_Entries_:
┄┄┄┄┄┄┄┄┄┄┄┄┄┄┄┄┄┄┄┄
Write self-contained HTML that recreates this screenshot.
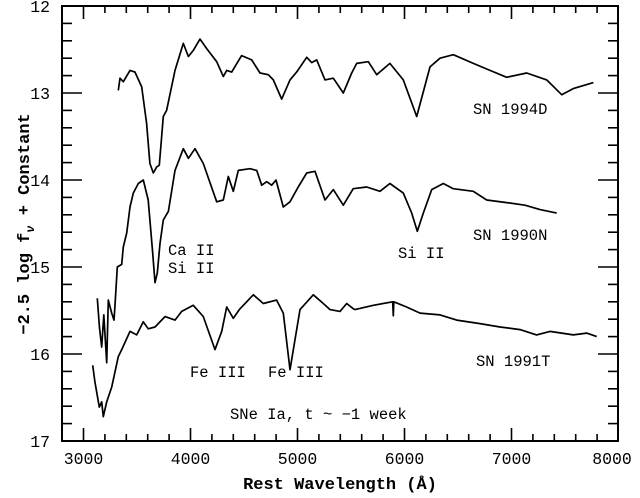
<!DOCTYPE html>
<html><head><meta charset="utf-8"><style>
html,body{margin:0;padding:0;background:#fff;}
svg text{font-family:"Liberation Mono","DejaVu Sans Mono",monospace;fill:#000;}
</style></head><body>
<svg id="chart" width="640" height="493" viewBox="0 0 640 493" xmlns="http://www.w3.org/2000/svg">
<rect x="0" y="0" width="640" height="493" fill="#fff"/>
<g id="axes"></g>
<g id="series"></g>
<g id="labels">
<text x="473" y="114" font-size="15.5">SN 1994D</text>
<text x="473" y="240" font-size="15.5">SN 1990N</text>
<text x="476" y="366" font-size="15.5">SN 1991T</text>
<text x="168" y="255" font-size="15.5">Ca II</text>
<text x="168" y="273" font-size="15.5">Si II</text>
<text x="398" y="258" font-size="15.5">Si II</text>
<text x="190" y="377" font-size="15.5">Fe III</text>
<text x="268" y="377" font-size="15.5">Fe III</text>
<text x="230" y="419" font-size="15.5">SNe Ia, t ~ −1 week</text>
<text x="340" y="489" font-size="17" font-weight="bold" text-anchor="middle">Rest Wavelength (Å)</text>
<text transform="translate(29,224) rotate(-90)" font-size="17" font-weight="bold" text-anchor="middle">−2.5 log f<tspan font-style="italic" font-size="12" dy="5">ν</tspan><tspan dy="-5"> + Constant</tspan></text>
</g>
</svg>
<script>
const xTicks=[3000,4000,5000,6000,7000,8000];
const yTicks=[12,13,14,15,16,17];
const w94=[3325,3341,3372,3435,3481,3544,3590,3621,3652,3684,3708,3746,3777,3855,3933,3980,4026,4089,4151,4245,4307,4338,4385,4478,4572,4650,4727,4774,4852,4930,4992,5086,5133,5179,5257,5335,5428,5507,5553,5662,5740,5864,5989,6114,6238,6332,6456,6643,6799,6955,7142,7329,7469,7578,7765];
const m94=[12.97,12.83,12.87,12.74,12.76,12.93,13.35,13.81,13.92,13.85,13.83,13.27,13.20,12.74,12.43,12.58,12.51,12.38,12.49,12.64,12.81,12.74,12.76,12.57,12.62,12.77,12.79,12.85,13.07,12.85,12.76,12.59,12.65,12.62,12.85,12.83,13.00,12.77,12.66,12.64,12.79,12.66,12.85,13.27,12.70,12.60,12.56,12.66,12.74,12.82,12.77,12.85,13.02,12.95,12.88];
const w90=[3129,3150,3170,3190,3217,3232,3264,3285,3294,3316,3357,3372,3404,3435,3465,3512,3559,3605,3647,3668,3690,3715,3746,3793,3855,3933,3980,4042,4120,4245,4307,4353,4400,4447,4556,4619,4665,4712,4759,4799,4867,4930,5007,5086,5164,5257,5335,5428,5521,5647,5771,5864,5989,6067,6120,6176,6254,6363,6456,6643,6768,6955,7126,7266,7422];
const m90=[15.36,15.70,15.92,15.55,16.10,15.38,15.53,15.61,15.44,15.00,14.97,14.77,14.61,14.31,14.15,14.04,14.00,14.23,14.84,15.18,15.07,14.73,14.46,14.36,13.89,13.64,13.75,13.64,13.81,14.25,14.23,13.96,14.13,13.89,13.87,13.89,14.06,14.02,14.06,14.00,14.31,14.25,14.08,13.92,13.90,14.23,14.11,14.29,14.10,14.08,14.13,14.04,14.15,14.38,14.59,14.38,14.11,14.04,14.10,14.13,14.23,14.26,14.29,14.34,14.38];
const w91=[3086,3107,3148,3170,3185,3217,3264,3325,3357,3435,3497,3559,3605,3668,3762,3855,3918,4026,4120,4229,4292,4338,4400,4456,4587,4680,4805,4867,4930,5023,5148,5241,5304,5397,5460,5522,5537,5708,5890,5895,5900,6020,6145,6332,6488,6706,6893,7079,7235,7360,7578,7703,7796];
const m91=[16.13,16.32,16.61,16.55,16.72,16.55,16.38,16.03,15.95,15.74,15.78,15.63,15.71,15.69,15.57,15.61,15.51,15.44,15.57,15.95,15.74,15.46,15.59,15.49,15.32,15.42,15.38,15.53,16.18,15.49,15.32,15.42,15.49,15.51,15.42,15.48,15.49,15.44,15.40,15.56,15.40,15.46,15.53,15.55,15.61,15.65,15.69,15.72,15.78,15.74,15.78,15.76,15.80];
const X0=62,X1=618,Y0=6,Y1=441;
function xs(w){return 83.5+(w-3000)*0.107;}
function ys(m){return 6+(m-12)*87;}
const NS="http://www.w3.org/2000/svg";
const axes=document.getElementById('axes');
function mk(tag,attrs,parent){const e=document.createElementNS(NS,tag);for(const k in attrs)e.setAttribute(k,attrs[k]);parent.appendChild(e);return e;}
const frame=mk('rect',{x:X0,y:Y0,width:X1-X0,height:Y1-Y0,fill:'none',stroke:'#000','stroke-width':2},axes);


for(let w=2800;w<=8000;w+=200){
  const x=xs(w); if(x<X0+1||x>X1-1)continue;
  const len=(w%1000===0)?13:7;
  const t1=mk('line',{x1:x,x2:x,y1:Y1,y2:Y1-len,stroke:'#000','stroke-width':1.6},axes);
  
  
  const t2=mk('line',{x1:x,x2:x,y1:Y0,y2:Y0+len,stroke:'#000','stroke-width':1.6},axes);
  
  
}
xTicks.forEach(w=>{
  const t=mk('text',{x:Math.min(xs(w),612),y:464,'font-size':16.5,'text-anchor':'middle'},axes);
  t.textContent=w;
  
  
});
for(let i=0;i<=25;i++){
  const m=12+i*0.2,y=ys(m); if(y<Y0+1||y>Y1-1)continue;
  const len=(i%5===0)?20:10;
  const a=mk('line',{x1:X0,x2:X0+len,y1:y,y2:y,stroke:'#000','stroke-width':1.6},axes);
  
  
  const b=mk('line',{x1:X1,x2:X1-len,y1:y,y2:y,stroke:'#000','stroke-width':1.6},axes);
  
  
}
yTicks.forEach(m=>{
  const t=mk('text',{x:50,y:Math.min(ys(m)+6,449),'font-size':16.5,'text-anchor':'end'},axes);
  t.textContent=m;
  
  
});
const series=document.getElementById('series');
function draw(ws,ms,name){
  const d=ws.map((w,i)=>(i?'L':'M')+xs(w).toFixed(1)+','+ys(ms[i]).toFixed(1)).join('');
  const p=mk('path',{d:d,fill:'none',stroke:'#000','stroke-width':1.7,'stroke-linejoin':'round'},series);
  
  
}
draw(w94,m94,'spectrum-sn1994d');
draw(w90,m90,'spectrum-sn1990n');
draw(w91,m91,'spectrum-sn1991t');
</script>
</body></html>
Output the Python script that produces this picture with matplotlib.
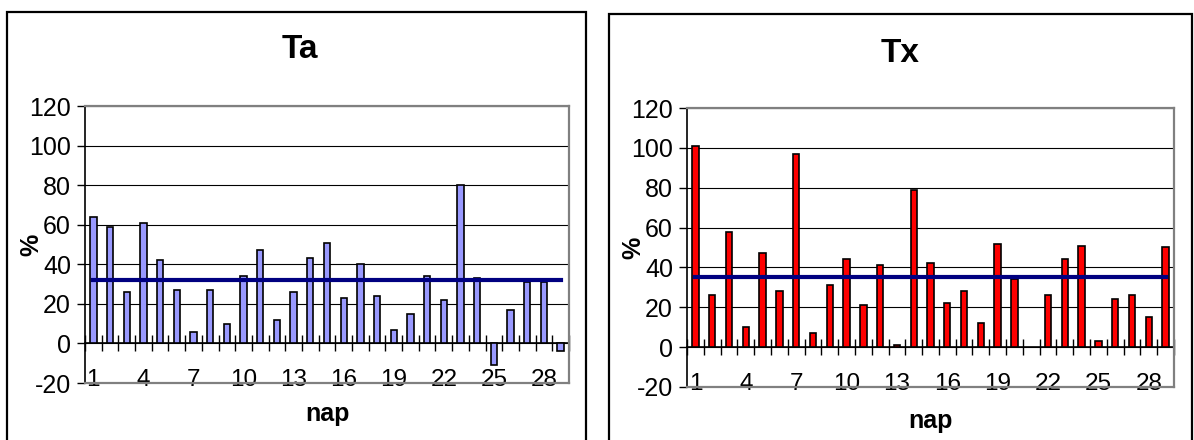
┄┄┄┄┄┄┄┄┄┄┄┄┄┄┄┄┄┄┄┄
_Task instructions_: All of the data needs repeating exactly, but the pictures do not.

_Written answer_:
Write self-contained HTML that recreates this screenshot.
<!DOCTYPE html>
<html><head><meta charset="utf-8"><style>
html,body{margin:0;padding:0;background:#fff;}
svg text{font-family:"Liberation Mono","DejaVu Sans Mono",monospace;fill:#000;}
</style></head><body>
<svg id="chart" width="640" height="493" viewBox="0 0 640 493" xmlns="http://www.w3.org/2000/svg">
<rect x="0" y="0" width="640" height="493" fill="#fff"/>
<g id="axes"></g>
<g id="series"></g>
<g id="labels">
<text x="473" y="114" font-size="15.5">SN 1994D</text>
<text x="473" y="240" font-size="15.5">SN 1990N</text>
<text x="476" y="366" font-size="15.5">SN 1991T</text>
<text x="168" y="255" font-size="15.5">Ca II</text>
<text x="168" y="273" font-size="15.5">Si II</text>
<text x="398" y="258" font-size="15.5">Si II</text>
<text x="190" y="377" font-size="15.5">Fe III</text>
<text x="268" y="377" font-size="15.5">Fe III</text>
<text x="230" y="419" font-size="15.5">SNe Ia, t ~ −1 week</text>
<text x="340" y="489" font-size="17" font-weight="bold" text-anchor="middle">Rest Wavelength (Å)</text>
<text transform="translate(29,224) rotate(-90)" font-size="17" font-weight="bold" text-anchor="middle">−2.5 log f<tspan font-style="italic" font-size="12" dy="5">ν</tspan><tspan dy="-5"> + Constant</tspan></text>
</g>
</svg>
<script>
const xTicks=[3000,4000,5000,6000,7000,8000];
const yTicks=[12,13,14,15,16,17];
const w94=[3325,3341,3372,3435,3481,3544,3590,3621,3652,3684,3708,3746,3777,3855,3933,3980,4026,4089,4151,4245,4307,4338,4385,4478,4572,4650,4727,4774,4852,4930,4992,5086,5133,5179,5257,5335,5428,5507,5553,5662,5740,5864,5989,6114,6238,6332,6456,6643,6799,6955,7142,7329,7469,7578,7765];
const m94=[12.97,12.83,12.87,12.74,12.76,12.93,13.35,13.81,13.92,13.85,13.83,13.27,13.20,12.74,12.43,12.58,12.51,12.38,12.49,12.64,12.81,12.74,12.76,12.57,12.62,12.77,12.79,12.85,13.07,12.85,12.76,12.59,12.65,12.62,12.85,12.83,13.00,12.77,12.66,12.64,12.79,12.66,12.85,13.27,12.70,12.60,12.56,12.66,12.74,12.82,12.77,12.85,13.02,12.95,12.88];
const w90=[3129,3150,3170,3190,3217,3232,3264,3285,3294,3316,3357,3372,3404,3435,3465,3512,3559,3605,3647,3668,3690,3715,3746,3793,3855,3933,3980,4042,4120,4245,4307,4353,4400,4447,4556,4619,4665,4712,4759,4799,4867,4930,5007,5086,5164,5257,5335,5428,5521,5647,5771,5864,5989,6067,6120,6176,6254,6363,6456,6643,6768,6955,7126,7266,7422];
const m90=[15.36,15.70,15.92,15.55,16.10,15.38,15.53,15.61,15.44,15.00,14.97,14.77,14.61,14.31,14.15,14.04,14.00,14.23,14.84,15.18,15.07,14.73,14.46,14.36,13.89,13.64,13.75,13.64,13.81,14.25,14.23,13.96,14.13,13.89,13.87,13.89,14.06,14.02,14.06,14.00,14.31,14.25,14.08,13.92,13.90,14.23,14.11,14.29,14.10,14.08,14.13,14.04,14.15,14.38,14.59,14.38,14.11,14.04,14.10,14.13,14.23,14.26,14.29,14.34,14.38];
const w91=[3086,3107,3148,3170,3185,3217,3264,3325,3357,3435,3497,3559,3605,3668,3762,3855,3918,4026,4120,4229,4292,4338,4400,4456,4587,4680,4805,4867,4930,5023,5148,5241,5304,5397,5460,5522,5537,5708,5890,5895,5900,6020,6145,6332,6488,6706,6893,7079,7235,7360,7578,7703,7796];
const m91=[16.13,16.32,16.61,16.55,16.72,16.55,16.38,16.03,15.95,15.74,15.78,15.63,15.71,15.69,15.57,15.61,15.51,15.44,15.57,15.95,15.74,15.46,15.59,15.49,15.32,15.42,15.38,15.53,16.18,15.49,15.32,15.42,15.49,15.51,15.42,15.48,15.49,15.44,15.40,15.56,15.40,15.46,15.53,15.55,15.61,15.65,15.69,15.72,15.78,15.74,15.78,15.76,15.80];
const X0=62,X1=618,Y0=6,Y1=441;
function xs(w){return 83.5+(w-3000)*0.107;}
function ys(m){return 6+(m-12)*87;}
const NS="http://www.w3.org/2000/svg";
const axes=document.getElementById('axes');
function mk(tag,attrs,parent){const e=document.createElementNS(NS,tag);for(const k in attrs)e.setAttribute(k,attrs[k]);parent.appendChild(e);return e;}
const frame=mk('rect',{x:X0,y:Y0,width:X1-X0,height:Y1-Y0,fill:'none',stroke:'#000','stroke-width':2},axes);


for(let w=2800;w<=8000;w+=200){
  const x=xs(w); if(x<X0+1||x>X1-1)continue;
  const len=(w%1000===0)?13:7;
  const t1=mk('line',{x1:x,x2:x,y1:Y1,y2:Y1-len,stroke:'#000','stroke-width':1.6},axes);
  
  
  const t2=mk('line',{x1:x,x2:x,y1:Y0,y2:Y0+len,stroke:'#000','stroke-width':1.6},axes);
  
  
}
xTicks.forEach(w=>{
  const t=mk('text',{x:Math.min(xs(w),612),y:464,'font-size':16.5,'text-anchor':'middle'},axes);
  t.textContent=w;
  
  
});
for(let i=0;i<=25;i++){
  const m=12+i*0.2,y=ys(m); if(y<Y0+1||y>Y1-1)continue;
  const len=(i%5===0)?20:10;
  const a=mk('line',{x1:X0,x2:X0+len,y1:y,y2:y,stroke:'#000','stroke-width':1.6},axes);
  
  
  const b=mk('line',{x1:X1,x2:X1-len,y1:y,y2:y,stroke:'#000','stroke-width':1.6},axes);
  
  
}
yTicks.forEach(m=>{
  const t=mk('text',{x:50,y:Math.min(ys(m)+6,449),'font-size':16.5,'text-anchor':'end'},axes);
  t.textContent=m;
  
  
});
const series=document.getElementById('series');
function draw(ws,ms,name){
  const d=ws.map((w,i)=>(i?'L':'M')+xs(w).toFixed(1)+','+ys(ms[i]).toFixed(1)).join('');
  const p=mk('path',{d:d,fill:'none',stroke:'#000','stroke-width':1.7,'stroke-linejoin':'round'},series);
  
  
}
draw(w94,m94,'spectrum-sn1994d');
draw(w90,m90,'spectrum-sn1990n');
draw(w91,m91,'spectrum-sn1991t');
</script>
</body></html>
Output the Python script that produces this picture with matplotlib.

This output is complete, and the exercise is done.